Sementara itu, di usianya yang menginjak delapan tahun, KPK belum memperlihatkan prestasi gemilang. KPK kini justru menghadapi parasit di tubuhnya sendiri. Pengadilan tipikor akhir-akhir memperlihatkan gejala buruk dengan banyaknya terdakwa korupsi yang dibebaskan. Padahal, tren ini hanya lazim di pengadilan umum, bukan di pengadilan tipikor. Maka, evaluasi dan pengawasan pada hakim-hakim pengadilan tipikor di daerah perlu menjadi perhatian bagi KPK.

Medan Tempur
Menjelang Pemilu 2014, KPK akan menjadi medan pertempuran bagi partai-partai politik besar. KPK menjadi arena untuk saling menjatuhkan kredibilitas bagi masing-masing partai. Terungkapnya satu kasus korupsi politikus akan berdampak hilangnya kepercayaan, baik pada politikus bersangkutan maupun partainya. Apalagi, jika kemudian terbukti ada aliran dana korupsi ke kas partai, tentu dampaknya ke konstituten akan makin besar. Dan, inilah musuh utama KPK.

Dalam konteks itulah, KPK harus dapat melepaskan diri dari segala intervensi dan kepentingan jahat politik dan kekuasaan. KPK harus selalu dapat menjaga independensinya dari segala macam godaan dan tekanan. Mesti disadari bahwa sebagai lembaga superbody, KPK bukannya tanpa kelemahan. Tantangan utama internal KPK adalah keterbatasan personel.

Secara kuantitatif, sejak berdiri hingga Oktober 2011, KPK baru menuntaskan 228 dari sekitar 50 ribu kasus yang dilaporkan masyarakat. Tentu masih jauh dari harapan. Selain itu, belum ada jaringan mafia megakorupsi yang melibatkan oknum petinggi penegak hukum yang berhasil dibongkar dan dipenjarakan.

Oleh karena itu, kita bisa mengukur keberhasilan KPK melalui tiga keberhasilan. Pertama, kemampuan mengungkap kasus-kasus korupsi-korupsi berskala besar. Kedua, menyingkap praktik mafia korupsi di lembaga-lembaga penegak hukum, seperti kepolisian, kejaksaan, dan pengadilan. Ketiga, membersihkan praktik-praktik korupsi para pejabat tinggi negara di departemen-departemen pemerintahan.

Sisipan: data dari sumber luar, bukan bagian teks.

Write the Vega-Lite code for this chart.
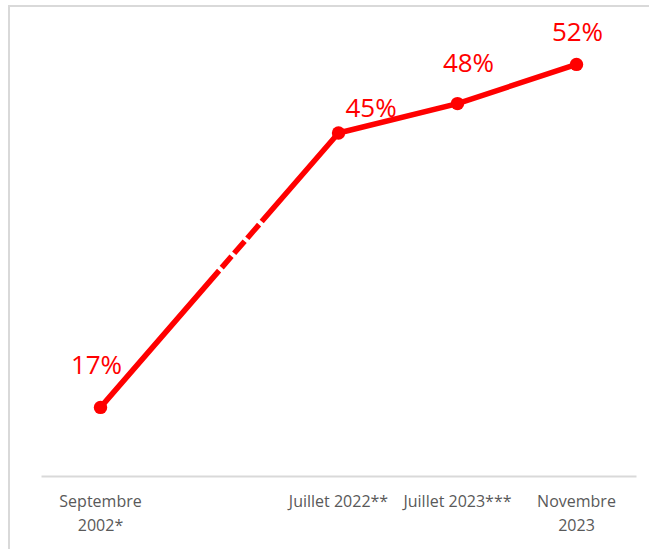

Mengacu pada UU Nomor 30 Tahun 2002 tentang Komisi Pemberantasan Tindak Pidana Korupsi dan belajar pada ICAC di Hong Kong, KPK harus kembali ke khitahnya. Ini dimaksudkan agar pemberantasan korupsi di Indonesia dapat menangkap tuntas para koruptor kelas kakap serta melibas jaringan mafia hukum.

Kembali khitah maksudnya adalah melakukan akselerasi pada tiga hal. Pertama, melakukan pembersihan di instansi-instansi yang potensial menjadi sarang korupsi dan mafia hukum, yaitu kepolisian, kejaksaan, pengadilan (Pengadilan Negeri, Pengadilan Tinggi, dan Mahkamah Agung), dan advokat.

Kedua, dari sisi penindakan, KPK seharusnya hanya fokus pada penanganan kasus-kasus korupsi yang membuat negara mengalami kerugian yang sangat besar. Ketiga, dalam upaya pencegahan, sasaran utama KPK adalah birokrasi pemerintahan-tempat dibuatnya kebijakan-kebijakan penting negara. Birokrasi inilah yang menjadi pangkal bagi munculnya korupsi, kolusi, dan nepotisme.